• [Problem to solve] Write the data below out exactly as it stands. Do not include the pictures.

— start of Recorded data —

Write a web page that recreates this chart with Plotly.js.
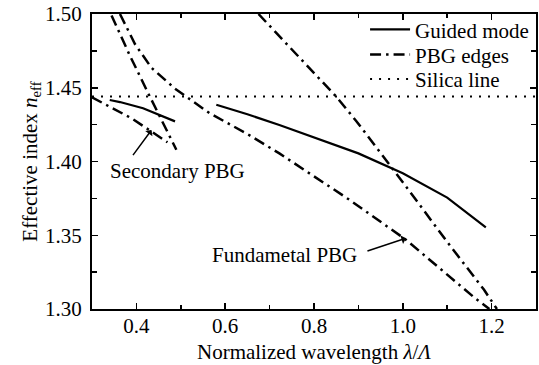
<!DOCTYPE html>
<html>
<head>
<meta charset="utf-8">
<script src="https://cdn.plot.ly/plotly-3.0.1.min.js"></script>
<style>html,body{margin:0;padding:0;background:#fff;}#chart{width:539px;height:365px;}</style>
</head>
<body>
<div id="chart"></div>
<script>
// Guided mode (two branches)
const guided1X = [0.340, 0.363, 0.415, 0.450, 0.487];
const guided1Y = [1.4417, 1.4403, 1.4361, 1.4320, 1.4272];
const guided2X = [0.580, 0.650, 0.722, 0.800, 0.900, 1.000, 1.100, 1.187];
const guided2Y = [1.4385, 1.4320, 1.4247, 1.4165, 1.4055, 1.3920, 1.3755, 1.3554];

// PBG edges
const edgeAX = [0.344, 0.385, 0.427, 0.445, 0.471, 0.490];
const edgeAY = [1.499, 1.472, 1.446, 1.435, 1.419, 1.408];
const edgeBX = [0.363, 0.397, 0.434, 0.487, 0.565, 0.648, 0.722, 0.800, 0.880, 1.007, 1.104, 1.164, 1.195];
const edgeBY = [1.500, 1.4795, 1.4635, 1.4494, 1.4327, 1.419, 1.4055, 1.390, 1.374, 1.347, 1.322, 1.307, 1.300];
const edgeCX = [0.675, 0.760, 0.850, 0.895, 1.000, 1.100, 1.183, 1.212];
const edgeCY = [1.500, 1.473, 1.444, 1.4275, 1.386, 1.3455, 1.313, 1.300];
const edgeDX = [0.300, 0.340, 0.389, 0.423, 0.445, 0.470];
const edgeDY = [1.4435, 1.437, 1.4293, 1.4225, 1.418, 1.413];

// Silica line
const silicaX = [0.3, 1.3];
const silicaY = [1.444, 1.444];

// Legend names and labels
const seriesNames = ['Guided mode', 'PBG edges', 'Silica line'];
const labelSecondary = 'Secondary PBG';
const labelFundamental = 'Fundametal PBG';

const FONT = 'Liberation Serif';
const guidedLine = {color: '#000', width: 2.2, dash: 'solid'};
const edgeLine = {color: '#000', width: 2.5, dash: '11px,5px,2.5px,5px'};
const silicaLine = {color: '#000', width: 2, dash: '2px,7px'};

function tr(x, y, name, line, show, leg) {
  return {x: x, y: y, type: 'scatter', mode: 'lines', name: name, line: line,
          showlegend: show, legend: leg, hoverinfo: 'skip'};
}

const data = [
  tr(guided1X, guided1Y, seriesNames[0], guidedLine, true, 'legend'),
  tr(guided2X, guided2Y, seriesNames[0], guidedLine, false, 'legend'),
  tr(edgeAX, edgeAY, seriesNames[1], edgeLine, true, 'legend2'),
  tr(edgeBX, edgeBY, seriesNames[1], edgeLine, false, 'legend2'),
  tr(edgeCX, edgeCY, seriesNames[1], edgeLine, false, 'legend2'),
  tr(edgeDX, edgeDY, seriesNames[1], edgeLine, false, 'legend2'),
  tr(silicaX, silicaY, seriesNames[2], silicaLine, true, 'legend3')
];

const axisCommon = {
  showline: true, linewidth: 2, linecolor: '#000', mirror: 'ticks',
  ticks: 'inside', ticklen: 6, tickwidth: 1.5, tickcolor: '#000',
  showgrid: false, zeroline: false,
  tickfont: {family: FONT, size: 21, color: '#000'}
};

function leg(y) {
  return {x: 0.615, y: y, xanchor: 'left', yanchor: 'top', bgcolor: 'rgba(0,0,0,0)',
          font: {family: FONT, size: 21, color: '#000'}, itemwidth: 40};
}

const layout = {
  width: 539, height: 365,
  margin: {l: 92, r: 3, t: 14, b: 56},
  paper_bgcolor: '#fff', plot_bgcolor: '#fff',
  font: {family: FONT, size: 21, color: '#000'},
  xaxis: Object.assign({}, axisCommon, {
    range: [0.3, 1.3], tick0: 0, dtick: 0.2, tickformat: '.1f',
    ticklabelstandoff: -3,
    minor: {dtick: 0.1, ticks: 'inside', ticklen: 4, tickwidth: 1.5, tickcolor: '#000'},
    title: {text: 'Normalized wavelength <i>λ</i>/<i>Λ</i>', font: {family: FONT, size: 21}, standoff: 7}
  }),
  yaxis: Object.assign({}, axisCommon, {
    range: [1.3, 1.5], tick0: 0, dtick: 0.05, tickformat: '.2f',
    minor: {dtick: 0.025, ticks: 'inside', ticklen: 5, tickwidth: 1.5, tickcolor: '#000'},
    ticklabelstandoff: 4,
    title: {text: 'Effective index <i>n</i><sub>eff</sub>', font: {family: FONT, size: 21}, standoff: 2}
  }),
  legend: leg(1.016),
  legend2: leg(0.931),
  legend3: leg(0.848),
  annotations: [
    {x: 0.492, y: 1.3936, xref: 'x', yref: 'y', text: labelSecondary, showarrow: false,
     font: {family: FONT, size: 21}},
    {x: 0.7326, y: 1.3366, xref: 'x', yref: 'y', text: labelFundamental, showarrow: false,
     font: {family: FONT, size: 21}},
    {x: 0.434, y: 1.4213, ax: 0.389, ay: 1.403, axref: 'x', ayref: 'y', xref: 'x', yref: 'y',
     text: ' ', font: {size: 1}, showarrow: true, arrowhead: 1, arrowsize: 1, arrowwidth: 1.5, arrowcolor: '#000'},
    {x: 1.007, y: 1.348, ax: 0.917, ay: 1.339, axref: 'x', ayref: 'y', xref: 'x', yref: 'y',
     text: ' ', font: {size: 1}, showarrow: true, arrowhead: 1, arrowsize: 1, arrowwidth: 1.5, arrowcolor: '#000'}
  ]
};

Plotly.newPlot('chart', data, layout, {staticPlot: true, displayModeBar: false});
</script>
</body>
</html>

— end of Recorded data —

• [Answer for the task]
Write a web page that recreates this chart with Plotly.js.
<!DOCTYPE html>
<html>
<head>
<meta charset="utf-8">
<script src="https://cdn.plot.ly/plotly-3.0.1.min.js"></script>
<style>html,body{margin:0;padding:0;background:#fff;}#chart{width:539px;height:365px;}</style>
</head>
<body>
<div id="chart"></div>
<script>
// Guided mode (two branches)
const guided1X = [0.340, 0.363, 0.415, 0.450, 0.487];
const guided1Y = [1.4417, 1.4403, 1.4361, 1.4320, 1.4272];
const guided2X = [0.580, 0.650, 0.722, 0.800, 0.900, 1.000, 1.100, 1.187];
const guided2Y = [1.4385, 1.4320, 1.4247, 1.4165, 1.4055, 1.3920, 1.3755, 1.3554];

// PBG edges
const edgeAX = [0.344, 0.385, 0.427, 0.445, 0.471, 0.490];
const edgeAY = [1.499, 1.472, 1.446, 1.435, 1.419, 1.408];
const edgeBX = [0.363, 0.397, 0.434, 0.487, 0.565, 0.648, 0.722, 0.800, 0.880, 1.007, 1.104, 1.164, 1.195];
const edgeBY = [1.500, 1.4795, 1.4635, 1.4494, 1.4327, 1.419, 1.4055, 1.390, 1.374, 1.347, 1.322, 1.307, 1.300];
const edgeCX = [0.675, 0.760, 0.850, 0.895, 1.000, 1.100, 1.183, 1.212];
const edgeCY = [1.500, 1.473, 1.444, 1.4275, 1.386, 1.3455, 1.313, 1.300];
const edgeDX = [0.300, 0.340, 0.389, 0.423, 0.445, 0.470];
const edgeDY = [1.4435, 1.437, 1.4293, 1.4225, 1.418, 1.413];

// Silica line
const silicaX = [0.3, 1.3];
const silicaY = [1.444, 1.444];

// Legend names and labels
const seriesNames = ['Guided mode', 'PBG edges', 'Silica line'];
const labelSecondary = 'Secondary PBG';
const labelFundamental = 'Fundametal PBG';

const FONT = 'Liberation Serif';
const guidedLine = {color: '#000', width: 2.2, dash: 'solid'};
const edgeLine = {color: '#000', width: 2.5, dash: '11px,5px,2.5px,5px'};
const silicaLine = {color: '#000', width: 2, dash: '2px,7px'};

function tr(x, y, name, line, show, leg) {
  return {x: x, y: y, type: 'scatter', mode: 'lines', name: name, line: line,
          showlegend: show, legend: leg, hoverinfo: 'skip'};
}

const data = [
  tr(guided1X, guided1Y, seriesNames[0], guidedLine, true, 'legend'),
  tr(guided2X, guided2Y, seriesNames[0], guidedLine, false, 'legend'),
  tr(edgeAX, edgeAY, seriesNames[1], edgeLine, true, 'legend2'),
  tr(edgeBX, edgeBY, seriesNames[1], edgeLine, false, 'legend2'),
  tr(edgeCX, edgeCY, seriesNames[1], edgeLine, false, 'legend2'),
  tr(edgeDX, edgeDY, seriesNames[1], edgeLine, false, 'legend2'),
  tr(silicaX, silicaY, seriesNames[2], silicaLine, true, 'legend3')
];

const axisCommon = {
  showline: true, linewidth: 2, linecolor: '#000', mirror: 'ticks',
  ticks: 'inside', ticklen: 6, tickwidth: 1.5, tickcolor: '#000',
  showgrid: false, zeroline: false,
  tickfont: {family: FONT, size: 21, color: '#000'}
};

function leg(y) {
  return {x: 0.615, y: y, xanchor: 'left', yanchor: 'top', bgcolor: 'rgba(0,0,0,0)',
          font: {family: FONT, size: 21, color: '#000'}, itemwidth: 40};
}

const layout = {
  width: 539, height: 365,
  margin: {l: 92, r: 3, t: 14, b: 56},
  paper_bgcolor: '#fff', plot_bgcolor: '#fff',
  font: {family: FONT, size: 21, color: '#000'},
  xaxis: Object.assign({}, axisCommon, {
    range: [0.3, 1.3], tick0: 0, dtick: 0.2, tickformat: '.1f',
    ticklabelstandoff: -3,
    minor: {dtick: 0.1, ticks: 'inside', ticklen: 4, tickwidth: 1.5, tickcolor: '#000'},
    title: {text: 'Normalized wavelength <i>λ</i>/<i>Λ</i>', font: {family: FONT, size: 21}, standoff: 7}
  }),
  yaxis: Object.assign({}, axisCommon, {
    range: [1.3, 1.5], tick0: 0, dtick: 0.05, tickformat: '.2f',
    minor: {dtick: 0.025, ticks: 'inside', ticklen: 5, tickwidth: 1.5, tickcolor: '#000'},
    ticklabelstandoff: 4,
    title: {text: 'Effective index <i>n</i><sub>eff</sub>', font: {family: FONT, size: 21}, standoff: 2}
  }),
  legend: leg(1.016),
  legend2: leg(0.931),
  legend3: leg(0.848),
  annotations: [
    {x: 0.492, y: 1.3936, xref: 'x', yref: 'y', text: labelSecondary, showarrow: false,
     font: {family: FONT, size: 21}},
    {x: 0.7326, y: 1.3366, xref: 'x', yref: 'y', text: labelFundamental, showarrow: false,
     font: {family: FONT, size: 21}},
    {x: 0.434, y: 1.4213, ax: 0.389, ay: 1.403, axref: 'x', ayref: 'y', xref: 'x', yref: 'y',
     text: ' ', font: {size: 1}, showarrow: true, arrowhead: 1, arrowsize: 1, arrowwidth: 1.5, arrowcolor: '#000'},
    {x: 1.007, y: 1.348, ax: 0.917, ay: 1.339, axref: 'x', ayref: 'y', xref: 'x', yref: 'y',
     text: ' ', font: {size: 1}, showarrow: true, arrowhead: 1, arrowsize: 1, arrowwidth: 1.5, arrowcolor: '#000'}
  ]
};

Plotly.newPlot('chart', data, layout, {staticPlot: true, displayModeBar: false});
</script>
</body>
</html>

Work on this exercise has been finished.